Outra ação movida pelo MPF contra a Carbonífera Criciúma, em 2015, pediu o bloqueio de bens dos três sócios da empresa: Alfredo Gazzolla, Wolfgang Friedrich e José Luiz Freitas de Castro. A procuradoria aponta transferência de bens desses sócios a parentes para evitar a perda judicial dos imóveis. A Justiça Federal deu liminar favorável ao MPF em setembro do ano passado.
– Houve o bloqueio, principalmente de imóveis e veículos, dos sócios e de seus familiares para garantir o custeio da recuperação ambiental. Mesmo assim, esses bens não chegam a R$ 30 milhões, então ainda falta muito para cobrir todas as despesas _ calcula Oliveira.
Além das ações do MPF, o passivo ambiental gerado pela carbonífera é alvo de um inquérito criminal aberto pela Polícia Federal (PF) em março deste ano. O delegado da PF em Criciúma, Edgard Butze Grudtner, diz que a pena para o crime ambiental pode variar entre um e quatro anos.
– Já ouvimos os sócios e estamos na fase de realização da perícia na mina. Há risco ao meio ambiente tanto pela água ácida quanto pelo óleo em alguns equipamentos que ainda estão no fosso _ explica Grutdner.
Doutor em geologia, o professor da UFSC Juan Altamiro Flores conta que apenas um estudo geológico pode esclarecer o tamanho do impacto ao meio ambiente na região caso a mina inunde.
– Até qual nível a água pode chegar é difícil de precisar. Teoricamente, não deveria haver pressão para ela ultrapassar o nível do lençol freático, mas isso é uma hipótese que deve ser estudada _ comenta o professor.
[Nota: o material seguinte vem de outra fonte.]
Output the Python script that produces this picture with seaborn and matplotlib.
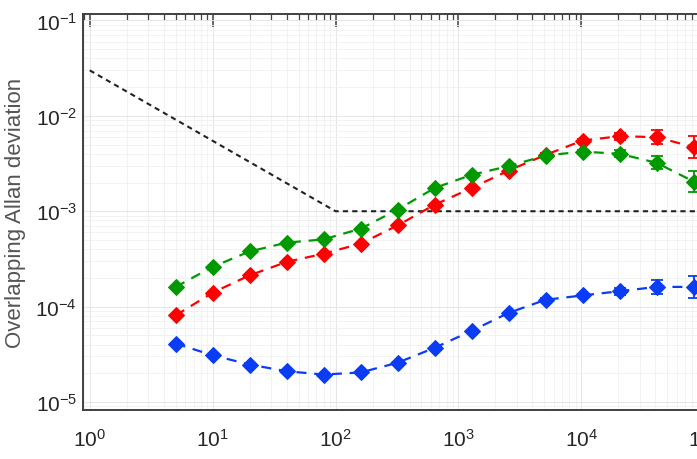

Santa Catarina é o segundo maior produtor do país de carvão mineral e tem mais de 800 bocas de minas deste tipo de minério, entre ativas e inativas. Uma ação de 1993, batizada de ACP do Carvão, abordou o impacto ambiental desta atividade e resultou em multas milionárias para proprietários de 13 carboníferas no Estado. O procurador Anderson Lodetti de Oliveira informa que outras duas minas devem passar pelo processo de esgotamento nos próximos anos e há o risco de a história de descaso ambiental se repetir.